Opinion : Occupying Wall St. is Like Invading Russia

The Swedish, the French, and the Germans tried to occupy Russia and failed. Even then the target was clear and centered in one place. Now, a group protesters want to tackle an even more absurd goal: the profitable American enterprise.

We’ve written extensively about how the Occupy Wall St. movement has developed, how the media coverage has caught up to the public, and how what were once demonstrations now have an air of cohesion sufficient enough to call then “movements”. There’s really not much of a point in trying to further analyze the protester’s demands because, after all, there are just so many of them. Demands range from the reasonable (e.g; not letting foreclosed homes get filled up with trash) to the impossible (indicting the CEO of every major bank). Oddly enough some OWS goals even line up with those of the tea party. If we are to look at the predominant theme of “ending corporate influence of government” then it turns out the Tea Party movement has a similar idea. Mind you, one group of people want to accomplish this by shrinking the government and the others (i.e. OWS) want the corporate spectrum to stop being greedy (what ever that means).
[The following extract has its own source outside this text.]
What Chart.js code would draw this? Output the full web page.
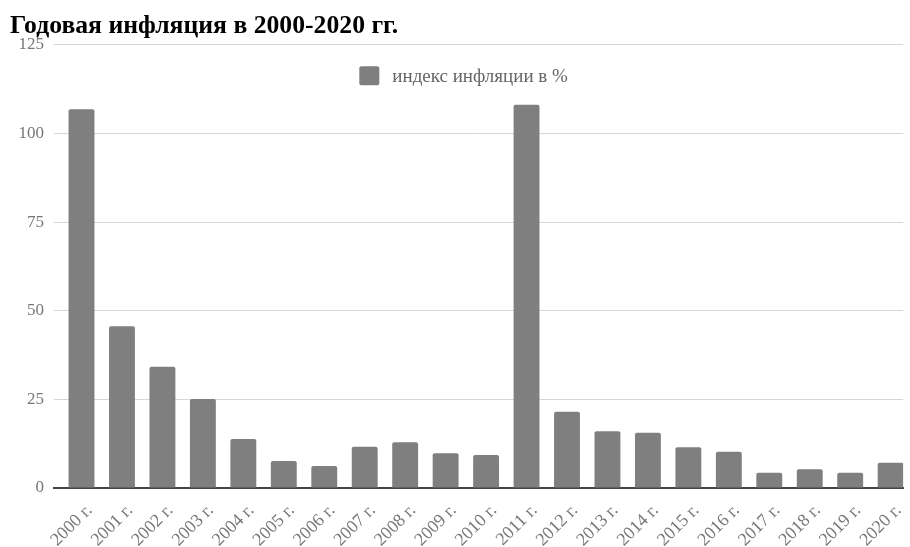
<!DOCTYPE html>
<html>
<head>
<meta charset="utf-8">
<script src="https://cdn.jsdelivr.net/npm/chart.js@4"></script>
<style>
  html, body { margin: 0; padding: 0; background: #fff; }
  #wrap { width: 910px; height: 547px; }
</style>
</head>
<body>
<div id="wrap"><canvas id="inflChart" width="910" height="547"></canvas></div>
<script>
// === Data ===
const YEARS = [
  "2000 г.", "2001 г.", "2002 г.", "2003 г.", "2004 г.", "2005 г.", "2006 г.",
  "2007 г.", "2008 г.", "2009 г.", "2010 г.", "2011 г.", "2012 г.", "2013 г.",
  "2014 г.", "2015 г.", "2016 г.", "2017 г.", "2018 г.", "2019 г.", "2020 г."
];
const INFLATION = [
  106.8, 45.6, 34.2, 25.1, 13.8, 7.6, 6.2, 11.6, 12.9, 9.8, 9.3,
  108.1, 21.5, 16.0, 15.6, 11.5, 10.2, 4.3, 5.3, 4.3, 7.1
];
const Y_TICKS = [0, 25, 50, 75, 100, 125];
const SERIES_NAME = "индекс инфляции в %";

const SERIF = "'Liberation Serif', 'Times New Roman', serif";
const GREY = "#7f7f7f";

// legend sits inside the plot, under the top gridline
const insideLegend = {
  id: "insideLegend",
  afterDraw(chart) {
    const { ctx, chartArea } = chart;
    ctx.save();
    ctx.font = "19px " + SERIF;
    const tw = ctx.measureText(SERIES_NAME).width;
    const total = 20 + 13 + tw;
    const x0 = (chartArea.left + chartArea.right) / 2 - 15 - total / 2;
    const yMid = chartArea.top + 31;
    ctx.fillStyle = GREY;
    ctx.beginPath();
    ctx.roundRect(x0, yMid - 9.5, 20, 19, 2);
    ctx.fill();
    ctx.fillStyle = "#666";
    ctx.textBaseline = "middle";
    ctx.fillText(SERIES_NAME, x0 + 33, yMid + 1);
    ctx.restore();
  }
};

const ctx = document.getElementById("inflChart").getContext("2d");

new Chart(ctx, {
  type: "bar",
  data: {
    datasets: [{
      label: SERIES_NAME,
      data: INFLATION.map((v, i) => ({ x: i, y: v })),
      backgroundColor: GREY,
      borderRadius: 2,
      borderSkipped: "bottom",
      categoryPercentage: 0.64,
      barPercentage: 1
    }]
  },
  options: {
    responsive: false,
    animation: false,
    layout: { padding: { left: 10, right: 5, top: 0, bottom: 0 } },
    plugins: {
      title: {
        display: true,
        text: "Годовая инфляция в 2000-2020 гг.",
        align: "start",
        color: "#000",
        font: { family: SERIF, size: 25.7, weight: "bold" },
        padding: { top: 11, bottom: 3 }
      },
      legend: { display: false },
      tooltip: { enabled: false }
    },
    scales: {
      x: {
        type: "linear",
        offset: false,
        min: -0.68,
        max: 20.31,
        afterBuildTicks: (axis) => { axis.ticks = YEARS.map((_, i) => ({ value: i })); },
        grid: { display: false },
        border: { color: "#444", width: 2 },
        ticks: {
          color: "#777",
          font: { family: SERIF, size: 18 },
          maxRotation: 45,
          minRotation: 45,
          autoSkip: false,
          padding: 4,
          labelOffset: 8,
          callback: (v) => YEARS[v]
        },
        afterFit: (axis) => { axis.height = 59; }
      },
      y: {
        min: 0,
        max: 125,
        afterBuildTicks: (axis) => { axis.ticks = Y_TICKS.map(v => ({ value: v })); },
        grid: { color: "#d6d6d6", lineWidth: 1, drawTicks: false },
        border: { display: false },
        ticks: {
          color: "#777",
          font: { family: SERIF, size: 17 },
          padding: 10
        },
        afterFit: (axis) => { axis.width = 44; }
      }
    }
  },
  plugins: [insideLegend]
});
</script>
</body>
</html>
To think that Lloyd Blankfein is going to bow down to the protesters, cash out all of Goldman Sachs’ holdings, and throw it into Zucotti park is, at its core, an absurd proposition. In fact why should he? Something that the media has been ignoring (and hence the vast majority of protesters) is the rampant confusion going on as to who is actually ‘evil’ and at fault. Where is the anger toward unscrupulous payday loan lenders? All of the anger seems to be directed at the wealthier investment bankers who have nothing to do with the recession or somehow shifting the income distribution. The lack of anger would seem to be, if anything, an indicator that the true goal of these protesters is not, in fact, finding where the true blame lies. Has everyone in the “99%” really been hurt by the major financial institutions? No. They haven’t. If you buy a gun and then shoot someone, the gun manufacturer isn’t guilty of murder. You are. If you use a credit card in a reckless manner and end up in an inescapable amount of fault that’s YOUR fault, not the bank’s fault. Now, it’s a very different situation if the bank is intentionally misleading about fees, but has everyone in the 99% been mislead into debt and misfortune? We must ask ourselves: is the 99% really less greedy than the 1%? No. For those concerned about corporate greed in general (rather than the existence of a banking system) the anger is (understandably) directed to companies for causing layoffs in order to increase profits. But here’s a question many are afraid to ask: were all those jobs/people even necessary to begin with? It’s not corporate greed to react to demand–even if that demand is created purely by people spending money they don’t have. People SHOULD have jobs. That’s not going to happen if they protest the very existence of the companies that may want to hire them. Then again, it also won’t happen if the current legislature continues to be so ineffective. But that’s another issue entirely. Occupy Wall St. wants change from places where it won’t happen. They won’t cause it. Americans have a strong history of fixing their problems, so surely there must be a better way?